Return the lines from the one with "What D3.js code" through the one with "15).text(d => d);", exactly as they appear and with no pictures.

● **Record set**
:::::

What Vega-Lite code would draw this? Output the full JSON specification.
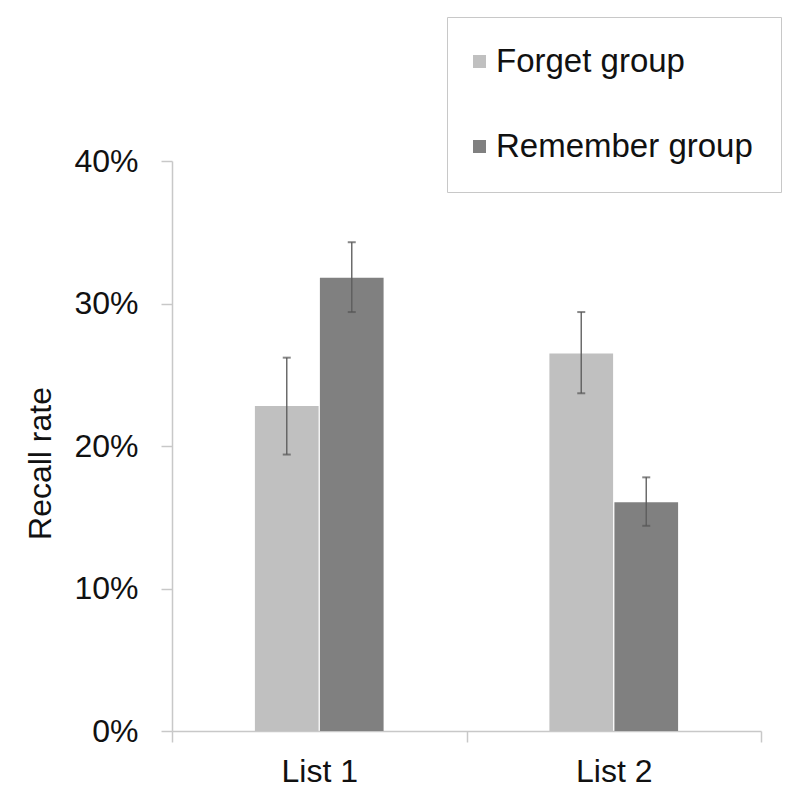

:::::

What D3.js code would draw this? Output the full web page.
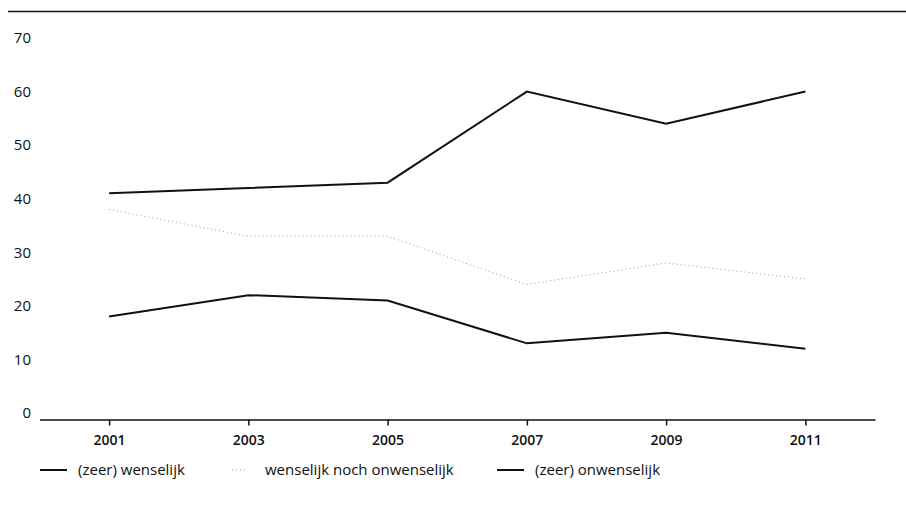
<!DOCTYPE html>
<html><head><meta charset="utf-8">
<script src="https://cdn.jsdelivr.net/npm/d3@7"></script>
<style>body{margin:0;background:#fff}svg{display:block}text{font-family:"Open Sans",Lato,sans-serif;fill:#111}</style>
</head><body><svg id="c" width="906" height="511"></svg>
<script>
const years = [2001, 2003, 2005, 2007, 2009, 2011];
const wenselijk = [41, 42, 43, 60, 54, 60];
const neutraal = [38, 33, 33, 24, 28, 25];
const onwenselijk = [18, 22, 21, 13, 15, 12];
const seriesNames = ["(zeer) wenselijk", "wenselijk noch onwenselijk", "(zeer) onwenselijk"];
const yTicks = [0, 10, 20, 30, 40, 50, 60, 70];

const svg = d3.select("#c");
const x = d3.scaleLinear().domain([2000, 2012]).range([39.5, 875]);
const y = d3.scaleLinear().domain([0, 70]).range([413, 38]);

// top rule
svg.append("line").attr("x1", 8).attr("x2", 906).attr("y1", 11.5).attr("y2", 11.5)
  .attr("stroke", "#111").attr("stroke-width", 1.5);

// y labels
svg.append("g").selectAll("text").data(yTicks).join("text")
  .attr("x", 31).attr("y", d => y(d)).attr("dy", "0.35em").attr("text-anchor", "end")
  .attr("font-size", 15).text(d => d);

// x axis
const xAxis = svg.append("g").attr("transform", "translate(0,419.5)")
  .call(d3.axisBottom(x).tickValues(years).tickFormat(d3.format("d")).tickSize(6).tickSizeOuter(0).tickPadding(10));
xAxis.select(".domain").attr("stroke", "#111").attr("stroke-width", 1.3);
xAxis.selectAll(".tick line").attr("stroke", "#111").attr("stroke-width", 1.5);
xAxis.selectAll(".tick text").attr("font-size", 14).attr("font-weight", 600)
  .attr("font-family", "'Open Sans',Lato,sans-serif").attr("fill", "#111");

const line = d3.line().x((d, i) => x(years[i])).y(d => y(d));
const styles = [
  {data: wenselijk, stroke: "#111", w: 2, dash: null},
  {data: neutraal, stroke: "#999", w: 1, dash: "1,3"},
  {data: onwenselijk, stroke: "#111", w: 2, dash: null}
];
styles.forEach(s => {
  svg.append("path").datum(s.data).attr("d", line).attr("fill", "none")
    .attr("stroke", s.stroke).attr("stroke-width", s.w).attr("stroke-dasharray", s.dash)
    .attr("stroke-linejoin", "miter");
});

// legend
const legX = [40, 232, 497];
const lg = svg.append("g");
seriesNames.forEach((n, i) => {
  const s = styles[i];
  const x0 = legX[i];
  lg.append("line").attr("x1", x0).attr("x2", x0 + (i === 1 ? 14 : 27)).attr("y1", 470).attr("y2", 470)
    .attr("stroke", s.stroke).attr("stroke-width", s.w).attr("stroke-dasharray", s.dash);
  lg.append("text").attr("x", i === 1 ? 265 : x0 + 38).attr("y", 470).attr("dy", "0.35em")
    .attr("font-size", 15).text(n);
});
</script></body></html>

:::::

● **Written solution**
What D3.js code would draw this? Output the full web page.
<!DOCTYPE html>
<html><head><meta charset="utf-8">
<script src="https://cdn.jsdelivr.net/npm/d3@7"></script>
<style>body{margin:0;background:#fff}svg{display:block}text{font-family:"Open Sans",Lato,sans-serif;fill:#111}</style>
</head><body><svg id="c" width="906" height="511"></svg>
<script>
const years = [2001, 2003, 2005, 2007, 2009, 2011];
const wenselijk = [41, 42, 43, 60, 54, 60];
const neutraal = [38, 33, 33, 24, 28, 25];
const onwenselijk = [18, 22, 21, 13, 15, 12];
const seriesNames = ["(zeer) wenselijk", "wenselijk noch onwenselijk", "(zeer) onwenselijk"];
const yTicks = [0, 10, 20, 30, 40, 50, 60, 70];

const svg = d3.select("#c");
const x = d3.scaleLinear().domain([2000, 2012]).range([39.5, 875]);
const y = d3.scaleLinear().domain([0, 70]).range([413, 38]);

// top rule
svg.append("line").attr("x1", 8).attr("x2", 906).attr("y1", 11.5).attr("y2", 11.5)
  .attr("stroke", "#111").attr("stroke-width", 1.5);

// y labels
svg.append("g").selectAll("text").data(yTicks).join("text")
  .attr("x", 31).attr("y", d => y(d)).attr("dy", "0.35em").attr("text-anchor", "end")
  .attr("font-size", 15).text(d => d);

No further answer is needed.